Bluff Fort Historic Site. We stopped here to eat sandwiches but found much to see and experience—including some delicious homemade cookies for sale!

There were seven or eight of the replica small log houses showing the conditions and the implements used by the settlers.

Old horse-drawn tools.

The “hole in the rock” that the expedition used to get through the mountains. (Photo by National Park Service)

Painting of the Hole-in-the-Rock Expedition by Lynn Griffin. (Photo courtesy of Ensign Peak Foundation, https://ensignpeakfoundation.org/hole-in-the-rock-expedition/hole-in-rock-painting/ )

“The Last Wagon,” by Lynn Griffin, depicting the final wagon to make its way through the “hole in the rock.” (Photo courtesy of The Church of Jesus Christ of Latter-Day Saints,


https://www.churchofjesuschrist.org/media/image/pioneers-wagon-hole-in-the-rock-5950d2e?lang=eng)


After learning a lot at Bluff Fort Historic Site about a fascinating historical event we’d never heard of, we took Highways 162 and 41 to the Four Corners Monument. This is the only place in America where four states meet at one point.

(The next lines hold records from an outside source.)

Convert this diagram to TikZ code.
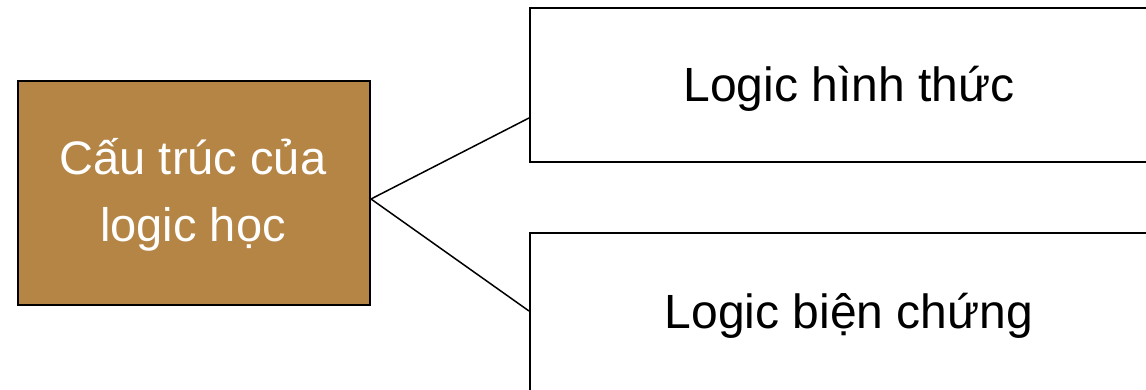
\documentclass[tikz,border=0pt]{standalone}
\usepackage{fontspec}
\setmainfont{Liberation Sans}
\begin{document}
\begin{tikzpicture}[x=1pt,y=-1pt,
  box/.style={draw=black,line width=2pt,rectangle,inner sep=0pt,anchor=north west},
  rootlabel/.style={font=\fontsize{47}{68}\selectfont,inner sep=0pt,anchor=base,text=white},
  leaflabel/.style={font=\fontsize{48}{60}\selectfont,inner sep=0pt,anchor=base},
  link/.style={draw=black,line width=1.5pt}]
\useasboundingbox (0,0) rectangle (1146,390);
\clip (0,0) rectangle (1146,390);
% root box
\node[box,fill={rgb,255:red,181;green,133;blue,70},minimum width=352pt,minimum height=224pt] (root) at (17,80) {};
\node[rootlabel] (rt1) at (193,175) {Cấu trúc của};
\node[rootlabel] (rt2) at (193,241) {logic học};
% branch boxes
\node[box,fill=white,minimum width=660pt,minimum height=154pt] (b1) at (529,7) {};
\node[leaflabel] (t1) at (849,102) {Logic hình thức};
\node[box,fill=white,minimum width=660pt,minimum height=190pt] (b2) at (529,232) {};
\node[leaflabel] (t2) at (849,328) {Logic biện chứng};
% connectors
\coordinate (r) at (root.east |- 0,199);
\coordinate (e1) at (b1.west |- 0,118);
\coordinate (e2) at (b2.west |- 0,311);
\draw[link] (r) -- (e1);
\draw[link] (r) -- (e2);
\end{tikzpicture}
\end{document}
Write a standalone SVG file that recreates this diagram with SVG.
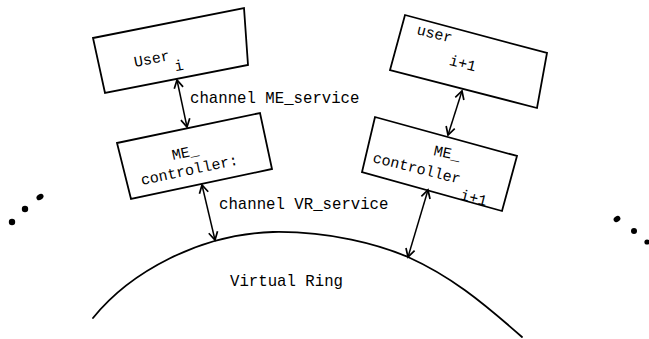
<svg xmlns="http://www.w3.org/2000/svg" width="649" height="339" viewBox="0 0 649 339">
<defs>
<style>
.box{fill:none;stroke:#000;stroke-width:1.8;stroke-linejoin:miter}
.t{font-family:"Liberation Mono","DejaVu Sans Mono",monospace;font-size:15px;fill:#000}
.lbl{font-family:"Liberation Mono","DejaVu Sans Mono",monospace;font-size:15.7px;fill:#000}
.conn{fill:none;stroke:#000;stroke-width:1.5;marker-start:url(#ah);marker-end:url(#ah)}
.ring{fill:none;stroke:#000;stroke-width:1.8;stroke-linecap:round}
</style>
<marker id="ah" viewBox="-10 -6 12 12" refX="0" refY="0" markerWidth="12" markerHeight="12" markerUnits="userSpaceOnUse" orient="auto-start-reverse">
<path d="M-8,-4.5 L0,0 L-8,4.5" fill="none" stroke="#000" stroke-width="1.7"/>
</marker>
</defs>
<rect width="649" height="339" fill="#fff"/>

<g id="user_i">
<polygon class="box" points="93,38 244,8 248,65 105,93"/>
<text class="t" x="135" y="67" transform="rotate(-11 135 67)">User<tspan dx="3" dy="12">i</tspan></text>
</g>

<g id="user_i1">
<polygon class="box" points="405,15 547,53 537,108 390,70"/>
<text class="t" x="416" y="34" transform="rotate(14 416 34)">user<tspan dx="3" dy="22">i+1</tspan></text>
</g>

<g id="me_controller_i">
<polygon class="box" points="117,143 260,113 272,169 131,199"/>
<text class="t" x="173" y="160" transform="rotate(-12 173 160)">ME_</text>
<text class="t" x="142" y="185" transform="rotate(-12 142 185)">controller:</text>
</g>

<g id="me_controller_i1">
<polygon class="box" points="375,117 517,156 502,211 362,172"/>
<text class="t" x="433" y="155" transform="rotate(12 433 155)">ME_</text>
<text class="t" x="372" y="162" transform="rotate(14 372 162)">controller<tspan dx="4" dy="15">i+1</tspan></text>
</g>

<g id="virtual_ring">
<path class="ring" d="M93,318 C130,272 200,234 273,232 C330,231 380,245 408,257 C450,276 480,300 522,337"/>
<text class="lbl" x="230" y="286">Virtual Ring</text>
</g>

<g id="connectors">
<line class="conn" x1="177" y1="80" x2="187" y2="127"/>
<line class="conn" x1="202" y1="185" x2="215" y2="240"/>
<line class="conn" x1="462" y1="91" x2="448" y2="135"/>
<line class="conn" x1="428" y1="190" x2="408" y2="257"/>
<text class="lbl" x="190" y="103">channel ME_service</text>
<text class="lbl" x="219" y="208.5">channel VR_service</text>
</g>

<g id="dots_left">
<ellipse cx="40" cy="197" rx="3.8" ry="2.8" transform="rotate(-35 40 197)"/>
<circle cx="25" cy="209" r="3.2"/>
<circle cx="12" cy="222" r="3.2"/>
</g>
<g id="dots_right">
<ellipse cx="617" cy="219" rx="3.6" ry="2.8" transform="rotate(-35 617 219)"/>
<circle cx="634" cy="231" r="3"/>
<circle cx="647" cy="242" r="2.6"/>
</g>
</svg>
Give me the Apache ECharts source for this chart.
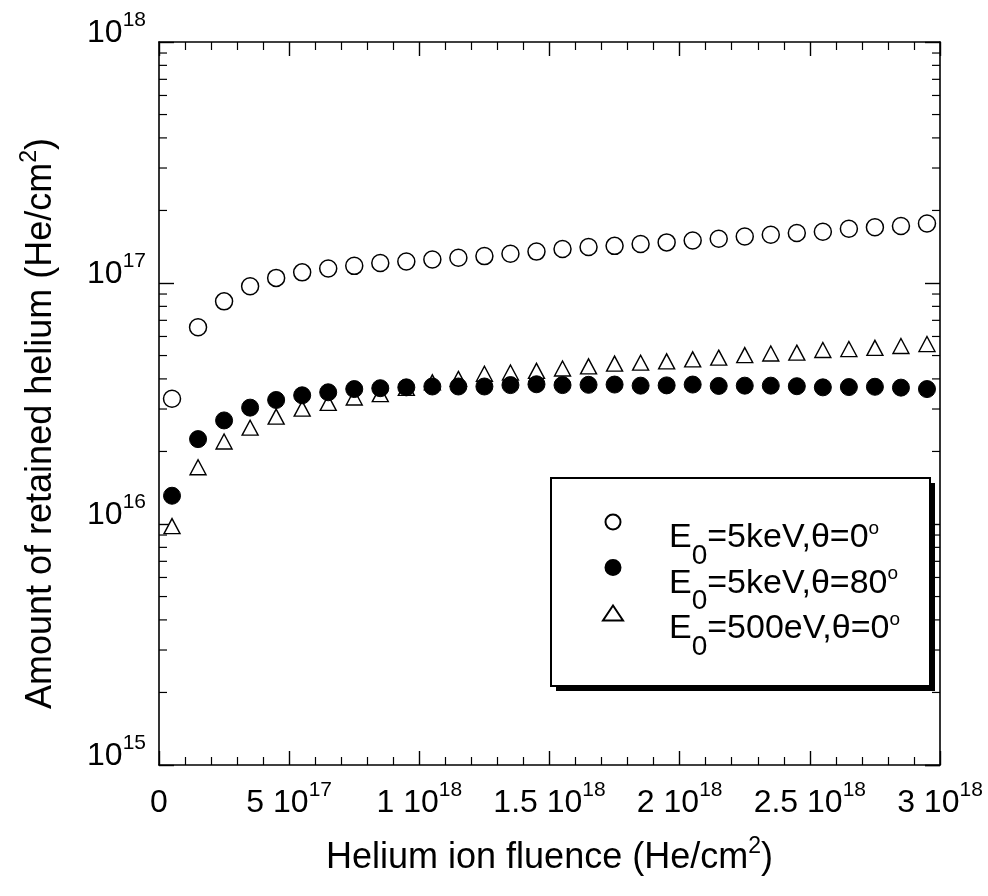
<!DOCTYPE html>
<html><head><meta charset="utf-8">
<script src="https://cdn.jsdelivr.net/npm/echarts@6/dist/echarts.min.js"></script>
<style>html,body{margin:0;padding:0;background:#fff}#c{width:988px;height:896px}</style>
</head><body><div id="c"></div>
<script>
// ---- data ----
const fluence = [5e16, 1.5e17, 2.5e17, 3.5e17, 4.5e17, 5.5e17, 6.5e17, 7.5e17, 8.5e17, 9.5e17,
  1.05e18, 1.15e18, 1.25e18, 1.35e18, 1.45e18, 1.55e18, 1.65e18, 1.75e18, 1.85e18, 1.95e18,
  2.05e18, 2.15e18, 2.25e18, 2.35e18, 2.45e18, 2.55e18, 2.65e18, 2.75e18, 2.85e18, 2.95e18];
const retained5keV0 = [3.31e16, 6.55e16, 8.39e16, 9.70e16, 1.05e17, 1.107e17, 1.149e17, 1.178e17, 1.21e17, 1.228e17,
  1.252e17, 1.273e17, 1.293e17, 1.322e17, 1.35e17, 1.383e17, 1.41e17, 1.426e17, 1.452e17, 1.474e17,
  1.50e17, 1.527e17, 1.56e17, 1.585e17, 1.613e17, 1.633e17, 1.678e17, 1.703e17, 1.724e17, 1.767e17];
const retained5keV80 = [1.31e16, 2.25e16, 2.69e16, 3.04e16, 3.27e16, 3.42e16, 3.52e16, 3.63e16, 3.66e16, 3.69e16,
  3.72e16, 3.72e16, 3.72e16, 3.77e16, 3.80e16, 3.77e16, 3.78e16, 3.79e16, 3.75e16, 3.76e16,
  3.79e16, 3.74e16, 3.75e16, 3.75e16, 3.73e16, 3.69e16, 3.70e16, 3.71e16, 3.68e16, 3.63e16];
const retained500eV0 = [0.98e16, 1.72e16, 2.20e16, 2.51e16, 2.79e16, 3.01e16, 3.18e16, 3.35e16, 3.46e16, 3.67e16,
  3.87e16, 4.00e16, 4.20e16, 4.25e16, 4.32e16, 4.42e16, 4.51e16, 4.63e16, 4.67e16, 4.73e16,
  4.82e16, 4.90e16, 5.02e16, 5.10e16, 5.14e16, 5.27e16, 5.32e16, 5.38e16, 5.48e16, 5.58e16];

const seriesNames = ['E0=5keV,θ=0°', 'E0=5keV,θ=80°', 'E0=500eV,θ=0°'];
const legendMain = ['=5keV,θ=0', '=5keV,θ=80', '=500eV,θ=0'];

const xTickValues = [0, 5e17, 1e18, 1.5e18, 2e18, 2.5e18, 3e18];
const xTickMantissa = ['0', '5 10', '1 10', '1.5 10', '2 10', '2.5 10', '3 10'];
const xTickExponent = ['', '17', '18', '18', '18', '18', '18'];
const yTickValues = [1e15, 1e16, 1e17, 1e18];
const yTickMantissa = ['10', '10', '10', '10'];
const yTickExponent = ['15', '16', '17', '18'];
// logarithmic minor ticks of the y axis (2..9 x 10^n)
const yMinorTicks = [2e15, 3e15, 4e15, 5e15, 6e15, 7e15, 8e15, 9e15,
  2e16, 3e16, 4e16, 5e16, 6e16, 7e16, 8e16, 9e16,
  2e17, 3e17, 4e17, 5e17, 6e17, 7e17, 8e17, 9e17];

const xName = 'Helium ion fluence (He/cm{s|2})';
const yName = 'Amount of retained helium (He/cm{s|2})';

// ---- helpers ----
const FONT = '"Liberation Sans", Arial, sans-serif';
function findIdx(arr, v) { return arr.findIndex(t => Math.abs(t - v) <= Math.abs(t) * 1e-6 + 1e-9); }
function pair(x, y) { return x.map((v, i) => [v, y[i]]); }

const chart = echarts.init(document.getElementById('c'), null, { renderer: 'canvas' });

const xLabel = {
  show: true, margin: 8, color: '#000', fontFamily: FONT,
  showMinLabel: true, showMaxLabel: true,
  formatter: v => { const i = findIdx(xTickValues, v); if (i < 0) return '';
    return xTickExponent[i] ? `{n|${xTickMantissa[i]}}{s|${xTickExponent[i]}}` : `{n|${xTickMantissa[i]}}`; },
  rich: {
    n: { fontSize: 32, fontFamily: FONT, color: '#000', padding: [14, 0, 0, 0] },
    s: { fontSize: 21, fontFamily: FONT, color: '#000', padding: [7, 0, 18, 0] }
  }
};
const yLabel = {
  show: true, margin: 13, color: '#000', fontFamily: FONT,
  showMinLabel: true, showMaxLabel: true,
  formatter: v => { const i = findIdx(yTickValues, v); if (i < 0) return '';
    return `{n|${yTickMantissa[i]}}{s|${yTickExponent[i]}}`; },
  rich: {
    n: { fontSize: 32, fontFamily: FONT, color: '#000', padding: [7, 0, 25, 0] },
    s: { fontSize: 21, fontFamily: FONT, color: '#000', padding: [0, 0, 43, 0] }
  }
};
const nameRich = {
  s: { fontSize: 23, fontFamily: FONT, color: '#000', padding: [0, 0, 24, 0] }
};
const axisLine = { show: true, onZero: false, lineStyle: { color: '#000', width: 1.6 } };

const xCommon = {
  type: 'value', min: 0, max: 3e18, interval: 5e17,
  axisLine, splitLine: { show: false },
  axisTick: { show: true, inside: true, length: 14, lineStyle: { color: '#000', width: 1.4 } },
  minorTick: { show: true, splitNumber: 5, length: 8, lineStyle: { color: '#000', width: 1.2 } },
  minorSplitLine: { show: false }
};
const yCommon = {
  type: 'log', logBase: 10, min: 1e15, max: 1e18,
  axisLine, splitLine: { show: false },
  axisTick: { show: true, inside: true, length: 15, lineStyle: { color: '#000', width: 1.4 } },
  minorTick: { show: false },
  minorSplitLine: { show: false }
};

const legendTok = (extra) => Object.assign({ fontFamily: FONT, color: '#000', lineHeight: 96 }, extra);

const option = {
  backgroundColor: '#fff',
  animation: false,
  grid: { left: 159, right: 48, top: 42, bottom: 131, containLabel: false },
  xAxis: [
    Object.assign({}, xCommon, {
      position: 'bottom', axisLabel: xLabel,
      name: xName, nameLocation: 'middle', nameGap: 70,
      nameTextStyle: { fontSize: 36, fontFamily: FONT, color: '#000', rich: nameRich }
    }),
    Object.assign({}, xCommon, { position: 'top', axisLabel: { show: false } })
  ],
  yAxis: [
    Object.assign({}, yCommon, {
      position: 'left', axisLabel: yLabel,
      name: yName, nameLocation: 'middle', nameGap: 94,
      nameTextStyle: { fontSize: 36, fontFamily: FONT, color: '#000', rich: nameRich, padding: [0, 40, 0, 0] }
    }),
    Object.assign({}, yCommon, { position: 'right', axisLabel: { show: false } })
  ],
  legend: {
    show: true, orient: 'vertical', left: 602, top: 474, padding: 0,
    itemWidth: 20, itemHeight: 15, itemGap: -50.5,
    data: seriesNames, selectedMode: false,
    formatter: name => { const i = seriesNames.indexOf(name);
      return `{e0|E}{sb|0}{e|${legendMain[i]}}{sp|o}`; },
    textStyle: {
      color: '#000', fontFamily: FONT, lineHeight: 96,
      rich: {
        e0: legendTok({ fontSize: 34, padding: [47, 0, 15, 41] }),
        e: legendTok({ fontSize: 34, padding: [47, 0, 15, 0] }),
        sb: legendTok({ fontSize: 28, padding: [68, 0, 0, 0] }),
        sp: legendTok({ fontSize: 19, padding: [45, 0, 32, 0] })
      }
    }
  },
  graphic: [
    { type: 'rect', z: 3, silent: true,
      shape: { x: 556, y: 483, width: 379, height: 208 },
      style: { fill: '#000', stroke: null } },
    { type: 'rect', z: 3, silent: true,
      shape: { x: 551, y: 478, width: 379, height: 208 },
      style: { fill: '#fff', stroke: '#000', lineWidth: 2 } }
  ],
  series: [
    {
      name: 'yMinorTicks', type: 'custom', z: 1, silent: true,
      data: yMinorTicks.map(v => [0, v]),
      encode: { x: 0, y: 1 },
      renderItem: (params, api) => {
        const cs = params.coordSys;
        const y = api.coord([0, api.value(1)])[1];
        const st = { stroke: '#000', lineWidth: 1.2 };
        return { type: 'group', children: [
          { type: 'line', shape: { x1: cs.x, y1: y, x2: cs.x + 8, y2: y }, style: st },
          { type: 'line', shape: { x1: cs.x + cs.width - 8, y1: y, x2: cs.x + cs.width, y2: y }, style: st }
        ] };
      }
    },
    {
      name: seriesNames[0], type: 'scatter', z: 2,
      data: pair(fluence, retained5keV0),
      symbol: 'circle', symbolSize: 17,
      itemStyle: { color: '#fff', borderColor: '#000', borderWidth: 1.5, opacity: 1 },
      emphasis: { disabled: true }
    },
    {
      name: seriesNames[2], type: 'scatter', z: 2,
      data: pair(fluence, retained500eV0),
      symbol: 'triangle', symbolSize: [16, 15],
      itemStyle: { color: '#fff', borderColor: '#000', borderWidth: 1.4, opacity: 1 },
      emphasis: { disabled: true }
    },
    {
      name: seriesNames[1], type: 'scatter', z: 2,
      data: pair(fluence, retained5keV80),
      symbol: 'circle', symbolSize: 17,
      itemStyle: { color: '#000', borderColor: '#000', borderWidth: 1, opacity: 1 },
      emphasis: { disabled: true }
    }
  ]
};
chart.setOption(option);
</script>
</body></html>
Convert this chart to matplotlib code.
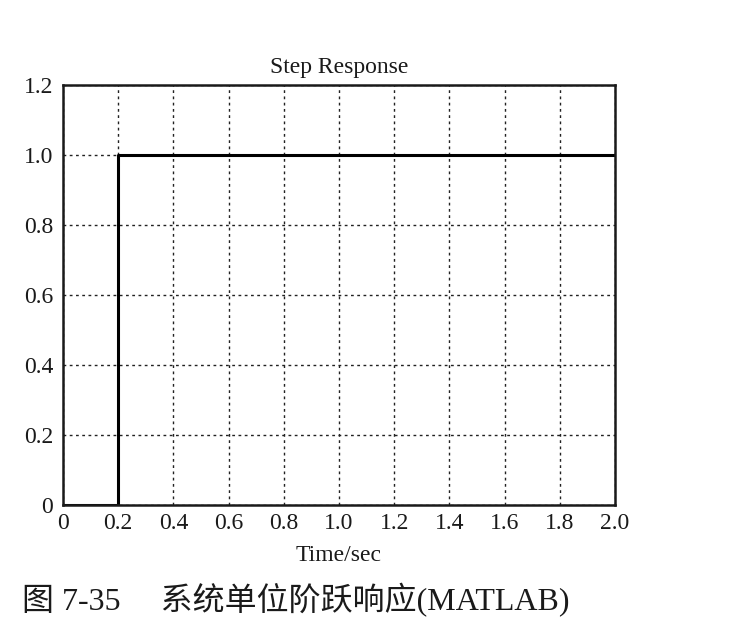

You have to wait your turn to walk on the spot where the four states meet.

A windy day.

Weird guy getting the full experience.


Next we headed down 160 to Cortez, CO, where we spent the night at White Eagle Inn.

Leaving Four Corners Monument

Heading into Colorado from Four Corners

We'd looked in several stores for a nightlight and were proud to have finally found one!

That is the one thing missing in motels.